Yes just like the other one.:rockin:


----------



## Kelowna (May 24, 2012)

Sorry to hear that Chris, have you had an ECG lately?


----------



## Chris (May 24, 2012)

What is an ECG?


----------



## havasu (May 24, 2012)

ElectroCardioGram. Or better known as "ticker pictures"


----------



## Chris (May 24, 2012)

Never had one but I do get a physical every two years and I am still breathing at this moment so i assume it is working.:thumbsup:


----------



## oldognewtrick (May 24, 2012)

Hey, just wait...getting old ain't for sissys. If you don't like today...you sure won't like tomorrow.


----------



## Chris (May 24, 2012)

I love today.:madrun:


----------



## havasu (May 24, 2012)

Added his freaken "Free Hat" again, huh?


----------



## Chris (May 24, 2012)

I don't like people to know I am the boss. I like to see how they really are.


----------



## havasu (May 24, 2012)

Keeping with the boat theme


----------



## havasu (May 24, 2012)

Did I tell you that I hate hats?


----------



## oldognewtrick (May 24, 2012)

So, where do we get free hats? Stickers? Smilies here are Mucho better. Wheres all this spam? Lack of estrogen around here seems to have a calming effect round here...just saying.


----------



## Kelowna (May 24, 2012)

You really should request an ECG to just be sure. Listen to the Dr. Even if he is now retired.


----------



## havasu (May 24, 2012)

Don't listen to the proctologist because he is full of ****!


----------



## Chris (May 24, 2012)

havasu said:


> Keeping with the boat theme



Why you gotta one up me with the beer.


----------



## havasu (May 24, 2012)

You are lucky I didn't post the fuel beast!


----------



## Kelowna (May 24, 2012)

havasu said:


> You are lucky I didn't post the fuel beast!



It being what exactly.


----------



## havasu (May 24, 2012)

Here is my baby. 

View attachment Havasu pics (7).jpg


----------



## Chris (May 25, 2012)

oldognewtrick said:


> So, where do we get free hats? Stickers? Smilies here are Mucho better. Wheres all this spam? Lack of estrogen around here seems to have a calming effect round here...just saying.

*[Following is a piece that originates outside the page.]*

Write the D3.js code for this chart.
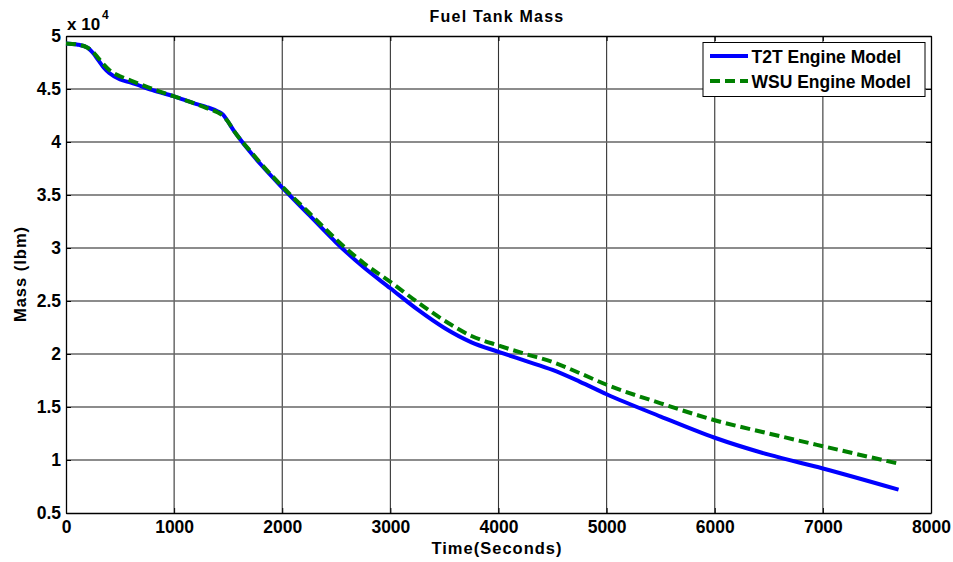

Free hats are at the nascar race.

Spam we killed all that, you should have seen the site a couple days ago.

Seems the women can't find there way over here.


----------



## Chris (May 25, 2012)

havasu said:


> Here is my baby.



Sure is purdy. How long is that one? I bet mine was cheaper tho.


----------



## havasu (May 25, 2012)

25' footer, small compared to some of the monsters out at Lake Havasu.


----------



## Chris (May 25, 2012)

Mine is a 20 footer.


----------



## havasu (May 25, 2012)

Four Winns....a great reliable and good looking boat.


----------



## Chris (May 25, 2012)

Not bad for a 93 with almost no hours on it. Been garaged it's whole life.


----------



## Kelowna (May 25, 2012)

Nice boats men, currently my boat is a 16' Smokercraft LX with Mercury 50 4 stroke, its all 3 years old. My last boat was involved in an accident while in tow behind our also former motorhome, which was totalled to.


----------



## Kelowna (May 25, 2012)

Alright who changed my signature.


----------



## Chris (May 25, 2012)

Was not me. Maybe it was Austin you should PM him a nasty message.


----------



## havasu (May 25, 2012)

I bet it was Chris but I myself would send Austin a nasty message anyway.


----------



## Kelowna (May 25, 2012)

"Liked" your posts because you guys were being mean, and I know it drives Havasu crazy when I like stuff


----------



## Chris (May 25, 2012)

If you don't send Austin a nasty message who will?


----------



## havasu (May 25, 2012)

I will. I am personally not afraid of him. It is Keith who scares the poop out of me. I hear he is mean! But as we all know, Keith is just Austin's alter ego.


----------



## oldognewtrick (May 25, 2012)

Don't worry about Keith, he's easily distracted by bright shinny objects.


----------



## havasu (May 25, 2012)

oldognewtrick said:


> Don't worry about Keith, he's easily distracted by bright shinny objects.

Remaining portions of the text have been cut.